>>

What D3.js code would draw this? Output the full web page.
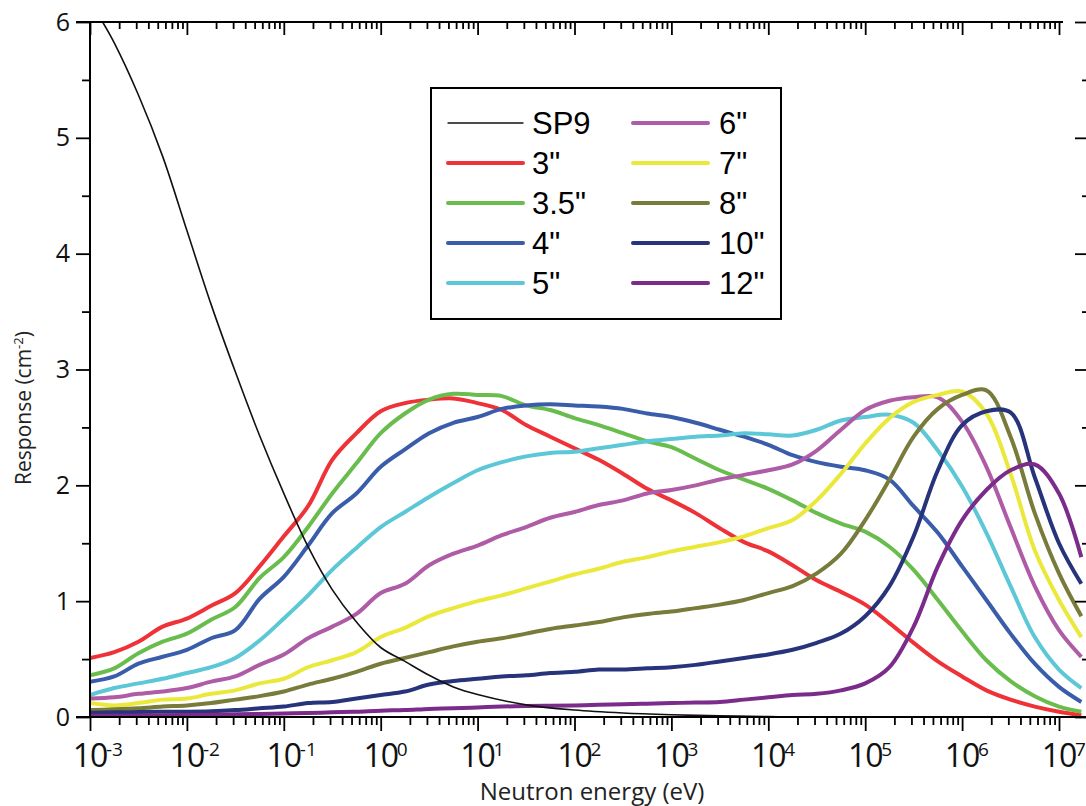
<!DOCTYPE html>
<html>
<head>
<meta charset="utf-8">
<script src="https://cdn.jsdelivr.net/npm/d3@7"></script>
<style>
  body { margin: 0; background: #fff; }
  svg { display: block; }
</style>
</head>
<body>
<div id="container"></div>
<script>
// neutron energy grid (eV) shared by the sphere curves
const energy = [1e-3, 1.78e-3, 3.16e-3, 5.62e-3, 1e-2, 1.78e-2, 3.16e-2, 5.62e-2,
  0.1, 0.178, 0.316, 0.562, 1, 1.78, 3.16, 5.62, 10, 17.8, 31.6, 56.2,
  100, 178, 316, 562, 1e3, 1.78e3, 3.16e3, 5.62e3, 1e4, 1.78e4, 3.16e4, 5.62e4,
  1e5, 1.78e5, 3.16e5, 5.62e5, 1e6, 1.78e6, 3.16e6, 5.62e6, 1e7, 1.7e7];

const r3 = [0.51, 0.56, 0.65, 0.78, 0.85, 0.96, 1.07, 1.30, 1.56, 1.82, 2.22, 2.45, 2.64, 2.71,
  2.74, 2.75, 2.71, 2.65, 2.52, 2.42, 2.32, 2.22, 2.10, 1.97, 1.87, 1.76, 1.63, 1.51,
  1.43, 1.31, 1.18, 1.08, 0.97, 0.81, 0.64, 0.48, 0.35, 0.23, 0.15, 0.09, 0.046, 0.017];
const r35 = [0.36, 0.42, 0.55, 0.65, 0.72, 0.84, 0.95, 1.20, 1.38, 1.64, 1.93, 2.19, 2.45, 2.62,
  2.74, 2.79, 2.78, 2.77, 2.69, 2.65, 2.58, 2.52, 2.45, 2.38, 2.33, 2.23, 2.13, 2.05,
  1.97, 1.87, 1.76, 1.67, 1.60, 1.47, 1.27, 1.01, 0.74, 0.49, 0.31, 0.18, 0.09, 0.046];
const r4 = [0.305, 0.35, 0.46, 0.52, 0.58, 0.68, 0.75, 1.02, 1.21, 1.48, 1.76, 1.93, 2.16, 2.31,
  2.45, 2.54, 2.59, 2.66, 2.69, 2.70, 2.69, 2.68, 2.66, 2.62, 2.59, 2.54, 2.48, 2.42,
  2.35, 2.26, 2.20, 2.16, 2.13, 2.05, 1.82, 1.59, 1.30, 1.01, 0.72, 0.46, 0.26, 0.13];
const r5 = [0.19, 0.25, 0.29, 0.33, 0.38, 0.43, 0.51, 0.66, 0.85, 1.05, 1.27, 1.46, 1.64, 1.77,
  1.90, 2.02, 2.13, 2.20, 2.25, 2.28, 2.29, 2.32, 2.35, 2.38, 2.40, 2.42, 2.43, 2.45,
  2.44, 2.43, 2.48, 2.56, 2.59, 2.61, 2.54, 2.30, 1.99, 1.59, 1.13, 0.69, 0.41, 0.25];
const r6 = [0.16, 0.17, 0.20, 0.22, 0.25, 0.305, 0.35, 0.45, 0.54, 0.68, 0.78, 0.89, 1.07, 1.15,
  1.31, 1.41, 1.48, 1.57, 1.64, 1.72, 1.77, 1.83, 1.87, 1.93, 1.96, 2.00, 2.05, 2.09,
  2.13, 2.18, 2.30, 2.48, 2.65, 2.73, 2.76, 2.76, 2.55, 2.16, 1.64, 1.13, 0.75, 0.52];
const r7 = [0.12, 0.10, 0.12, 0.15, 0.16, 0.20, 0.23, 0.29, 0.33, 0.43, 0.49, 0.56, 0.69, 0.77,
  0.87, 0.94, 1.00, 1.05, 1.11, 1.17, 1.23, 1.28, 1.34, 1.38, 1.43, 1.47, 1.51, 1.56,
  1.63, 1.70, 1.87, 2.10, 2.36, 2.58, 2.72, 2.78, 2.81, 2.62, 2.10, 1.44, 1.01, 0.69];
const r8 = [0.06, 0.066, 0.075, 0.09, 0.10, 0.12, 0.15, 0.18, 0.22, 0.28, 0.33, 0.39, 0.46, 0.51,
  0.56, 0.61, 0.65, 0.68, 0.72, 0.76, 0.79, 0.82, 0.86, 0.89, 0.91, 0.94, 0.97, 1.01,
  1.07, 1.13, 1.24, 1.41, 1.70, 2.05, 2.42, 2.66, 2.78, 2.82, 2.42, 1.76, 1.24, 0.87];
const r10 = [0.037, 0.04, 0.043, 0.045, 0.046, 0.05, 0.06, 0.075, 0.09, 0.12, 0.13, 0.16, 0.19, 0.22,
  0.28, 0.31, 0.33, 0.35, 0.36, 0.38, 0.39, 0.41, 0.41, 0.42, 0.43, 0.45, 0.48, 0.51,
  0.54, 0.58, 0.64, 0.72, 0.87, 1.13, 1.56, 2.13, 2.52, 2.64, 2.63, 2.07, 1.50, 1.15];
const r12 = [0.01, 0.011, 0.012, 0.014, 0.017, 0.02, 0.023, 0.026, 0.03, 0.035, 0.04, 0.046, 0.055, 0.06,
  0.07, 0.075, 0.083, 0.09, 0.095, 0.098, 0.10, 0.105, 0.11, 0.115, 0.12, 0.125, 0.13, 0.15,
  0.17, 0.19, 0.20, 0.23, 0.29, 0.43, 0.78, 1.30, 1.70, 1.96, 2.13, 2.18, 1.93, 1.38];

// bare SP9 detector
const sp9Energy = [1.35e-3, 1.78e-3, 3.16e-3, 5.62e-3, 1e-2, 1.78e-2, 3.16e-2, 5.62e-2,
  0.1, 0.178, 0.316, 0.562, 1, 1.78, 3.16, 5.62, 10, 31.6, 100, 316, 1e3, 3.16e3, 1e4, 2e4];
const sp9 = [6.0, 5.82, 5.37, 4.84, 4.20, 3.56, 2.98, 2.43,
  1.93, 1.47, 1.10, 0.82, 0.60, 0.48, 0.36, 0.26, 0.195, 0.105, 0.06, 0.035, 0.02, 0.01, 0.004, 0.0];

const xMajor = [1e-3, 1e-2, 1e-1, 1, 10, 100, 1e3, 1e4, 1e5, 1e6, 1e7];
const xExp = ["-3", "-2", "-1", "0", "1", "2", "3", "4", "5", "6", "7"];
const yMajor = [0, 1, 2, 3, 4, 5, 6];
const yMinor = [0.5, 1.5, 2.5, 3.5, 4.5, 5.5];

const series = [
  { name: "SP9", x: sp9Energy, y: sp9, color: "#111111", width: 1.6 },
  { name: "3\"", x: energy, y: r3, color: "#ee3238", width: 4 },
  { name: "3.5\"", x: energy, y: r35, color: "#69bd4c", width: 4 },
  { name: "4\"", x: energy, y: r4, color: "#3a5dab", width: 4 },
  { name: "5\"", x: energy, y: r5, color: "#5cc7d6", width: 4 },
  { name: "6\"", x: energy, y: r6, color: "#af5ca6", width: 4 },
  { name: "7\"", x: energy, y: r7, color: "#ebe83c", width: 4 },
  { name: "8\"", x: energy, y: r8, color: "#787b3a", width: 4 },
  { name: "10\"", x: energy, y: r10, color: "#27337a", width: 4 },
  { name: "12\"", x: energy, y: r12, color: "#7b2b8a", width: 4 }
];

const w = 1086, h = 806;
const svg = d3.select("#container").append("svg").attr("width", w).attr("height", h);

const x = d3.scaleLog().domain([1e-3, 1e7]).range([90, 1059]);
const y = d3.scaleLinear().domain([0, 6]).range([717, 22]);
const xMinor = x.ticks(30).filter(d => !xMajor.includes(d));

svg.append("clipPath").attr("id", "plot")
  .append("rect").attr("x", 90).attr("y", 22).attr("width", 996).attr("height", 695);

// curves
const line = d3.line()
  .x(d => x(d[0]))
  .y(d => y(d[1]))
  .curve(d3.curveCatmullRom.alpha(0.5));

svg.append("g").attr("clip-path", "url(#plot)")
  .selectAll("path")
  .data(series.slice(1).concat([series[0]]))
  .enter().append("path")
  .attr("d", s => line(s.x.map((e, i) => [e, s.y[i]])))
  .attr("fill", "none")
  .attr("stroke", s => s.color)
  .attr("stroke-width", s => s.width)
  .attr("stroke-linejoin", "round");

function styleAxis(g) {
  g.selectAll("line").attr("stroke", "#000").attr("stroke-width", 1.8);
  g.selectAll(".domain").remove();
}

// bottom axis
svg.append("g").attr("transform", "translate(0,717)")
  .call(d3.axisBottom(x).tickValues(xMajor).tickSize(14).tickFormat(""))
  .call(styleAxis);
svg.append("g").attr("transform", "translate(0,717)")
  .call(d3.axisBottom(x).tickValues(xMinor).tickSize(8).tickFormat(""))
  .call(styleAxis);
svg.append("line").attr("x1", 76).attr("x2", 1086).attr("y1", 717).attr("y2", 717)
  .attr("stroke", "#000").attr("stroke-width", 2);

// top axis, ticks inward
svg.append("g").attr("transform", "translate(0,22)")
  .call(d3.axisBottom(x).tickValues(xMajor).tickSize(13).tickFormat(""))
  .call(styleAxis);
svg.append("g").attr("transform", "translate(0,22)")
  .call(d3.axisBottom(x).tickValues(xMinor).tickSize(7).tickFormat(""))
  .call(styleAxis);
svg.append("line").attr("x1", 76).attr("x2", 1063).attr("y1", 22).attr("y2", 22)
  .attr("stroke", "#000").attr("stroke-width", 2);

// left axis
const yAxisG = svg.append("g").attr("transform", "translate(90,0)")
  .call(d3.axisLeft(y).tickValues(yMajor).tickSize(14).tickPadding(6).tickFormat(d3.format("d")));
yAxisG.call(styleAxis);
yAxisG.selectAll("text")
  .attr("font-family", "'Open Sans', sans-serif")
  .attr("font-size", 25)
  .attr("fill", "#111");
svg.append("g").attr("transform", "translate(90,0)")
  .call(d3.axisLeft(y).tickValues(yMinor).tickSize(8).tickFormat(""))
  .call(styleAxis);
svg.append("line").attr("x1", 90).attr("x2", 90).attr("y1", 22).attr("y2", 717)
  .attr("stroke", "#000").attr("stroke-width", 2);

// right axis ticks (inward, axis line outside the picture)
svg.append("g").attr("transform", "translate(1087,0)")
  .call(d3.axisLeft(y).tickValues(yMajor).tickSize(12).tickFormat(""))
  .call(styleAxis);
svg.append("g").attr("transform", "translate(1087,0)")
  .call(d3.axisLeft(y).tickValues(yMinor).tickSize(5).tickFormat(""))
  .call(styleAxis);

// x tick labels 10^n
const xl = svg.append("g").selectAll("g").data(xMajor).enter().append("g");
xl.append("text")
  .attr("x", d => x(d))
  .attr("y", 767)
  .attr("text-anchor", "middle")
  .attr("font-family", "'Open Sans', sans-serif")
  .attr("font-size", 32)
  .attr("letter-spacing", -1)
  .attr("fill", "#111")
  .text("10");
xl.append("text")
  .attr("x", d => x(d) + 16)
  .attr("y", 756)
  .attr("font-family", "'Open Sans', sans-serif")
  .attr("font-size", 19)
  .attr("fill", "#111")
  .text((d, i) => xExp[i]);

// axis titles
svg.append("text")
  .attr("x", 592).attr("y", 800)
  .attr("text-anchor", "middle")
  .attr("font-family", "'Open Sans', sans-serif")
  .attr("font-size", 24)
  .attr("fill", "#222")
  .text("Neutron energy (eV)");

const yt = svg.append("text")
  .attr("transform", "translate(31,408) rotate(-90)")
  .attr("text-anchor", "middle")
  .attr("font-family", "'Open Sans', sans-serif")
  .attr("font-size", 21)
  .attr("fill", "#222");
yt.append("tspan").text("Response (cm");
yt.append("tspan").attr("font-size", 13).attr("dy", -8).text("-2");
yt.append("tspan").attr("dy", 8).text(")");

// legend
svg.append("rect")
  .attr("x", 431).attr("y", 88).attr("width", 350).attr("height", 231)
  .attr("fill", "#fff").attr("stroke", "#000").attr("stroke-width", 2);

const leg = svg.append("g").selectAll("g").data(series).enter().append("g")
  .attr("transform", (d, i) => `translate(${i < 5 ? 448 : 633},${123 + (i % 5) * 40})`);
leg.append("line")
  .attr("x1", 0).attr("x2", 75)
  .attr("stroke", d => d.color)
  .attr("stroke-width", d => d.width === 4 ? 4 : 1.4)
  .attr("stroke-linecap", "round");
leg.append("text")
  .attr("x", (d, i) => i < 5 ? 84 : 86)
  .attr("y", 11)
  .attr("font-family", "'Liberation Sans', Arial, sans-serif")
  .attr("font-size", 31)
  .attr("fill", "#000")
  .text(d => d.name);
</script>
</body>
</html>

<<

**EXERCISE DIRECTIONS:**
Every line from the top of the material above through the line with "5.62e6, 1e7, 1.7e7];" should be duplicated exactly, please; leave out the pictures.

**EXERCISE RESULT:**
What D3.js code would draw this? Output the full web page.
<!DOCTYPE html>
<html>
<head>
<meta charset="utf-8">
<script src="https://cdn.jsdelivr.net/npm/d3@7"></script>
<style>
  body { margin: 0; background: #fff; }
  svg { display: block; }
</style>
</head>
<body>
<div id="container"></div>
<script>
// neutron energy grid (eV) shared by the sphere curves
const energy = [1e-3, 1.78e-3, 3.16e-3, 5.62e-3, 1e-2, 1.78e-2, 3.16e-2, 5.62e-2,
  0.1, 0.178, 0.316, 0.562, 1, 1.78, 3.16, 5.62, 10, 17.8, 31.6, 56.2,
  100, 178, 316, 562, 1e3, 1.78e3, 3.16e3, 5.62e3, 1e4, 1.78e4, 3.16e4, 5.62e4,
  1e5, 1.78e5, 3.16e5, 5.62e5, 1e6, 1.78e6, 3.16e6, 5.62e6, 1e7, 1.7e7];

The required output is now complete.